Firmware-based attacks are on the rise, as nation-state actors and other sophisticated attack groups add this technique to their arsenal of tools. Protecting the device against firmware attacks require the hardware and software to work together. Apple relies on its custom ARM-based chips to verify the operating system code hasn't been maliciously modified during boot-up, and it can do so because the company controls both the hardware and software. Microsoft doesn't have that luxury, as its Windows operating system can run on a wide variety of hardware with different firmware.
Secured-core PC is Microsoft's attempt to exert some control over the hardware. As part of the new initiative, Microsoft will work with chip makers and PC manufacturers on a new hardware and system architecture that embeds security defenses right in the chip. Secured-core PCs will boot securely, protect the firmware from being modified, shield the operating system from attacks, prevent unauthorized access to devices and data, and ensure identity and domain credentials are protected, David Weston, Microsoft's partner director of operating system security, wrote on the Windows Security blog. Microsoft will accomplish this long list by weaving Windows 10 security technologies with new chips from AMD, Intel, and Qualcomm.
“Secured-core PCs combine identity, operating system, hardware and firmware protection to add another layer of security underneath the operating system," Weston wrote. "Unlike software-only security solutions, Secured-core PCs are designed to prevent these kinds of attacks rather than simply detecting them.”
Microsoft has been experimenting with different methods to make sure the operating system hasn't been modified, such as Windows Secure Boot and Trusted Platform Module. Administrators use the Trusted Platform Module to verify the device booted securely. Secure Boot relies on the firmware to check that the operating system's cryptographic signatures are still valid, but if the firmware itself has been tampered with, Secure Boot is no longer effective.
Compromised firmware can undermine secure boot and other security features, making it "more difficult to identify when a system or user has been compromised," Weston wrote.
Secured-core PC takes the job of checking for software integrity away from the firmware and gives it to the new CPUs from AMD, Intel, and Qalcomm. The chip will perform the integrity checks during boot, using instructions that were burned into the CPUs during manufacturing. The code will be digitally signed with encryption keys owned by the manufacturer, making interception harder.
Microsoft's new initiative combines the latest chip technology with security features in Windows 10 as Secured-core PCs use Windows Hello for password-less authentication. The new chips also use Windows Defender's System Guard Secure Launch to start the operating system’s boot loader and initializes the system into a trusted state. Microsoft isolated a portion of memory to handle this process and to keep malware out of the computer’s kernel and other sensitive functions.

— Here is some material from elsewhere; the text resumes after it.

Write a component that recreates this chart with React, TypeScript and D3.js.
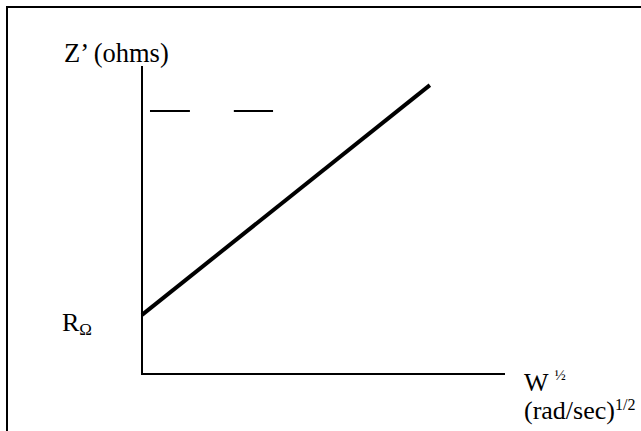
import React from "react";
import * as d3 from "d3";

// Warburg-type plot: Z' vs W^1/2 (schematic, arbitrary units)
const lineW = [0, 7.93];
const lineZ = [1.92, 9.38];
const dashLevel = 8.54;
const dashStarts = [0.22, 2.53];
const dashEnds = [1.32, 3.61];
const xDomain = [0, 10];
const yDomain = [0, 10];
const yLabel = "Z\u2019 (ohms)";
const interceptLabel = "R";
const interceptSub = "\u03A9";
const xLabel1 = "W";
const xLabel1Sup = "\u00BD";
const xLabel2 = "(rad/sec)";
const xLabel2Sup = "1/2";

export default function App() {
  const W = 641;
  const H = 431;
  const x = d3.scaleLinear().domain(xDomain).range([142, 505]);
  const y = d3.scaleLinear().domain(yDomain).range([374, 66]);
  const pts: [number, number][] = lineW.map((w, i) => [w, lineZ[i]]);
  const line = d3
    .line<[number, number]>()
    .x((d) => x(d[0]))
    .y((d) => y(d[1]));
  const fontStyle = { fontFamily: "\"Liberation Serif\", \"Times New Roman\", Times, serif" };
  return (
    <svg
      width={W}
      height={H}
      style={{ position: "absolute", left: 0, top: 0, background: "#fff" }}
    >
      <rect x={0} y={0} width={W} height={H} fill="#fff" />
      <rect x={7} y={7} width={W + 20} height={H + 20} fill="none" stroke="#000" strokeWidth={2} />
      {/* axes */}
      <line x1={x(0)} y1={y(yDomain[1])} x2={x(0)} y2={y(0) + 1} stroke="#000" strokeWidth={2} />
      <line x1={x(0)} y1={y(0)} x2={x(xDomain[1])} y2={y(0)} stroke="#000" strokeWidth={2} />
      {/* main line */}
      <path d={line(pts) || ""} fill="none" stroke="#000" strokeWidth={4} />
      {/* dashes */}
      {dashStarts.map((s, i) => (
        <line key={i} x1={x(s)} x2={x(dashEnds[i])} y1={y(dashLevel)} y2={y(dashLevel)} stroke="#000" strokeWidth={2} />
      ))}
      <g style={fontStyle} fill="#000">
        <text x={64} y={62} fontSize={26.5}>{yLabel}</text>
        <text x={62} y={331} fontSize={26}>
          {interceptLabel}
          <tspan fontSize={17} dy={4}>{interceptSub}</tspan>
        </text>
        <text x={524} y={391} fontSize={26}>
          {xLabel1}
          <tspan fontSize={15} dx={6} dy={-11}>{xLabel1Sup}</tspan>
        </text>
        <text x={524} y={419} fontSize={26}>
          {xLabel2}
          <tspan fontSize={16} dy={-9}>{xLabel2Sup}</tspan>
        </text>
      </g>
    </svg>
  );
}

The concept is similar to how Microsoft secures its Xbox gaming consoles. Microsoft will be able to assert more control over the hardware Windows 10 gets installed on. With this initiative, Microsoft will be coordinating what needs to be on the hardware level with its partners.
One thing to remember, that Secured-core PCs require the new types of chips, so existing Windows 10 devices cannot take advantage of this level of security. The flip side is that if issues are found in the chips, no amount of software updates would be able to fix the problem since the components are hard-coded into the CPU.

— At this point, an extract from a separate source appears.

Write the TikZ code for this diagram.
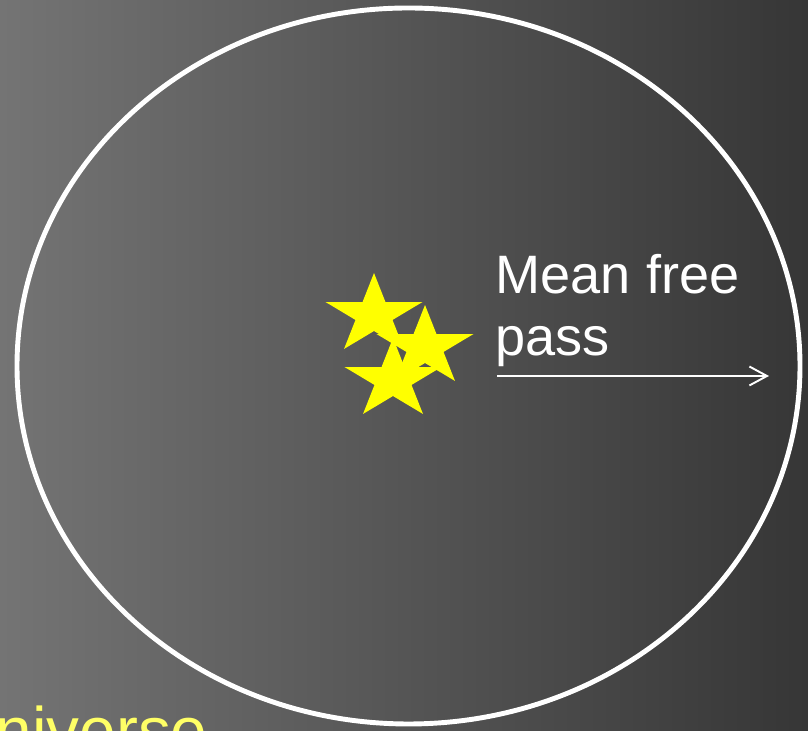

With Secured-core PCs, Microsoft applied "security best practices of isolation and minimal trust to the firmware layer," Microsoft's Steve Clarke wrote on the Windows blog.

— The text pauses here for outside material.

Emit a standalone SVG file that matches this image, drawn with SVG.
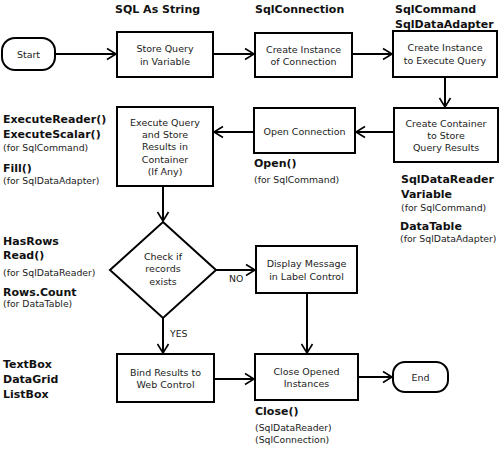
<svg xmlns="http://www.w3.org/2000/svg" width="500" height="449" viewBox="0 0 500 449">
<style>
.box{fill:#fff;stroke:#000;stroke-width:2}
.t{font-family:"DejaVu Sans",sans-serif;font-size:9.5px;fill:#222;text-anchor:middle}
.b{font-family:"DejaVu Sans",sans-serif;font-size:11px;font-weight:bold;fill:#111}
.s{font-family:"DejaVu Sans",sans-serif;font-size:9.3px;fill:#222}
.c{fill:none;stroke:#000;stroke-width:2}
</style>
<defs>
<marker id="a" markerUnits="userSpaceOnUse" markerWidth="12" markerHeight="14" refX="10" refY="6" orient="auto" viewBox="0 0 12 12">
<path d="M1,0.5 L10,6 L1,11.5" fill="none" stroke="#000" stroke-width="1.6"/>
</marker>
</defs>
<rect width="500" height="449" fill="#fff"/>
<g id="connectors">
<path class="c" d="M55,54 H116" marker-end="url(#a)"/>
<path class="c" d="M213,54 H254" marker-end="url(#a)"/>
<path class="c" d="M352,54 H392" marker-end="url(#a)"/>
<path class="c" d="M445,77 V107" marker-end="url(#a)"/>
<path class="c" d="M394,132 H356" marker-end="url(#a)"/>
<path class="c" d="M254,132 H214" marker-end="url(#a)"/>
<path class="c" d="M163,186 V221" marker-end="url(#a)"/>
<path class="c" d="M216,270 H255" marker-end="url(#a)"/>
<path class="c" d="M163,318 V353" marker-end="url(#a)"/>
<path class="c" d="M307,293 V353" marker-end="url(#a)"/>
<path class="c" d="M214,379 H254" marker-end="url(#a)"/>
<path class="c" d="M358,377 H392" marker-end="url(#a)"/>
<text class="s" x="229" y="282">NO</text>
<text class="s" x="170" y="337">YES</text>
</g>
<g id="start">
<rect class="box" x="2" y="38" width="53" height="32" rx="13"/>
<text class="t" x="28.5" y="57.5">Start</text>
</g>
<g id="store">
<rect class="box" x="117" y="32" width="96" height="45"/>
<text class="t" x="165" y="52">Store Query</text>
<text class="t" x="165" y="65">in Variable</text>
</g>
<g id="createConn">
<rect class="box" x="255" y="33" width="97" height="44"/>
<text class="t" x="303.5" y="53">Create Instance</text>
<text class="t" x="303.5" y="65">of Connection</text>
</g>
<g id="createCmd">
<rect class="box" x="393" y="31" width="104" height="46"/>
<text class="t" x="445" y="51">Create Instance</text>
<text class="t" x="445" y="64">to Execute Query</text>
</g>
<g id="container">
<rect class="box" x="394" y="108" width="104" height="54"/>
<text class="t" x="446" y="127">Create Container</text>
<text class="t" x="446" y="139">to Store</text>
<text class="t" x="446" y="151">Query Results</text>
</g>
<g id="open">
<rect class="box" x="254" y="108" width="101" height="45"/>
<text class="t" x="304.5" y="135">Open Connection</text>
</g>
<g id="execute">
<rect class="box" x="117" y="107" width="96" height="79"/>
<text class="t" x="165" y="126">Execute Query</text>
<text class="t" x="165" y="138">and Store</text>
<text class="t" x="165" y="150">Results in</text>
<text class="t" x="165" y="163">Container</text>
<text class="t" x="165" y="175">(If Any)</text>
</g>
<g id="check">
<polygon class="box" points="163,222 216,270 163,318 110,270"/>
<text class="t" x="163" y="260">Check if</text>
<text class="t" x="163" y="272">records</text>
<text class="t" x="163" y="285">exists</text>
</g>
<g id="display">
<rect class="box" x="256" y="246" width="101" height="47"/>
<text class="t" x="306.5" y="267">Display Message</text>
<text class="t" x="306.5" y="280">in Label Control</text>
</g>
<g id="bind">
<rect class="box" x="117" y="354" width="97" height="48"/>
<text class="t" x="165.5" y="376">Bind Results to</text>
<text class="t" x="165.5" y="388">Web Control</text>
</g>
<g id="close">
<rect class="box" x="255" y="354" width="103" height="46"/>
<text class="t" x="306.5" y="375">Close Opened</text>
<text class="t" x="306.5" y="387">Instances</text>
</g>
<g id="end">
<rect class="box" x="393" y="362" width="55" height="30" rx="12"/>
<text class="t" x="420.5" y="380.5">End</text>
</g>
<g id="labels">
<text class="b" x="115" y="13">SQL As String</text>
<text class="b" x="255" y="13">SqlConnection</text>
<text class="b" x="395" y="13">SqlCommand</text>
<text class="b" x="395" y="28">SqlDataAdapter</text>
<text class="b" x="3" y="123">ExecuteReader()</text>
<text class="b" x="3" y="138">ExecuteScalar()</text>
<text class="s" x="3" y="151">(for SqlCommand)</text>
<text class="b" x="3" y="172">Fill()</text>
<text class="s" x="3" y="184">(for SqlDataAdapter)</text>
<text class="b" x="254" y="167">Open()</text>
<text class="s" x="254" y="183">(for SqlCommand)</text>
<text class="b" x="401" y="183">SqlDataReader</text>
<text class="b" x="401" y="198">Variable</text>
<text class="s" x="401" y="211">(for SqlCommand)</text>
<text class="b" x="400" y="230">DataTable</text>
<text class="s" x="400" y="242">(for SqlDataAdapter)</text>
<text class="b" x="3" y="245">HasRows</text>
<text class="b" x="3" y="259">Read()</text>
<text class="s" x="3" y="276">(for SqlDataReader)</text>
<text class="b" x="3" y="296">Rows.Count</text>
<text class="s" x="3" y="307">(for DataTable)</text>
<text class="b" x="3" y="368">TextBox</text>
<text class="b" x="3" y="383">DataGrid</text>
<text class="b" x="3" y="398">ListBox</text>
<text class="b" x="255" y="415">Close()</text>
<text class="s" x="255" y="431">(SqlDataReader)</text>
<text class="s" x="255" y="443">(SqlConnection)</text>
</g>
</svg>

Secured-core PCs are designed for industries where workers handle intellectual property or sensitive user data, such as is the case in financial services, government, and healthcare. Secured-core PCs will be available from major PC makers including Dell, Dynabook, HP, Lenovo, and Panasonic, mostly on high-end and enterprise systems in the coming year. Microsoft's Surface Pro X and HP's Elite Dragonfly will be among the first Secured-core PCs available.